The fearlessness with which people can remain out of doors at night and can continue their day's labour in spite of the sun, are the two points which most excite the wonder of a stranger. Khourabene's "old master" told me that he once drove his team for many miles upon a day that the sun-heat stood at 145° Fahrenheit. "I started," he said, "in the morning with four bay horses, but as the day went on, they became so covered with foam that I seemed to be driving white ones." On the other hand Binnahan in using the expression "glass frost," showed plainly that she knew ice by sight, and early risers in the winter would find the puddles frozen, though in the course of five years we never knew more than one occasion when the ground continued hard in shady places throughout the day. That one exception occurred during the extremely dry winter of 1865, when the frosts were more severe than had been known for fifteen or twenty years, and an old colonist, who perhaps forgot that her increasing age made her more susceptible of cold, informed me in an oracular manner that "the seasons were changing," and that she "should not be surprised if we was to have a fall of snow." But, unfortunately for her reputation as a weather-wise woman, no snowstorm came to give her the satisfaction of saying that she had expected it.

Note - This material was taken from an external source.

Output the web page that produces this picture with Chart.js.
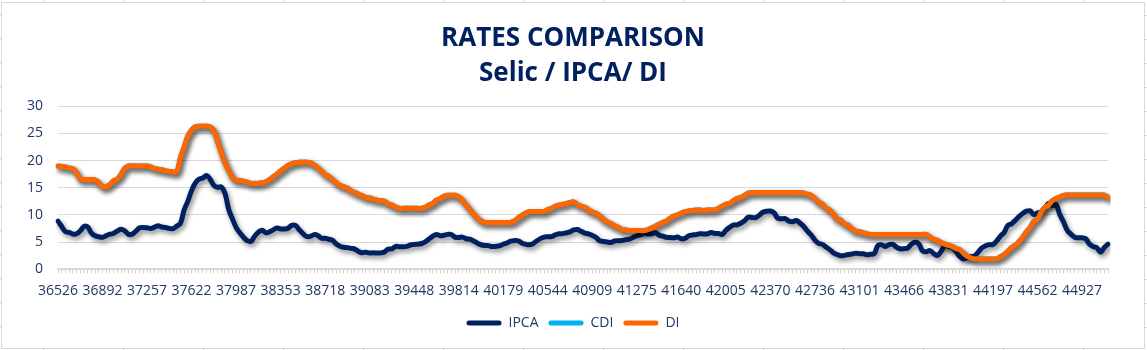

Perhaps I may be allowed, though at the risk of some repetition, to close my own description of the West Australian climate with that of Bishop Salvado, than whom no one, not excepting even the aborigines, is better qualified to pronounce an opinion upon it. "The climate of Swan River," says he, "is not only healthier than that of any other Australian colony, but may be pronounced also to be one of the very best in the whole world. The heat of summer, though it sometimes reaches 34° of Reaumur, is not stifling, and people can work out of doors without dread of injury, though exposed to the full force of the sun. Those hot winds that cause so much annoyance in the other Australian colonies are unknown here, and we inhale the fresh sea-breeze from eleven o'clock in the forenoon until sundown. The atmosphere of the winter's day is temperate and delightful after the rising of the sun, but the thermometer sinks to four degrees above zero at three or four o'clock in the morning. Frosts are frequent although snow is unknown. The summer nights are refreshed by heavy dews, and sometimes by rain in January" (this last occurred only once in our observation during five years) "which in that hot season is of the greatest benefit. Sleeping in the open air in the midst of the forests, on fine nights, is unhealthy neither in summer nor winter, least of all with the accompaniment of a good fire. The prevalent disorders are not fatal, and those which occur most frequently are dysentery and ophthalmia."

  1. Since our return to England the management of the roads has been placed upon an entirely new system. A "road-board" is now formed in each district, consisting of the principal inhabitants; a certain amount of convict labour is placed at its disposal by the Government, and the control over the highways is lodged in its hands.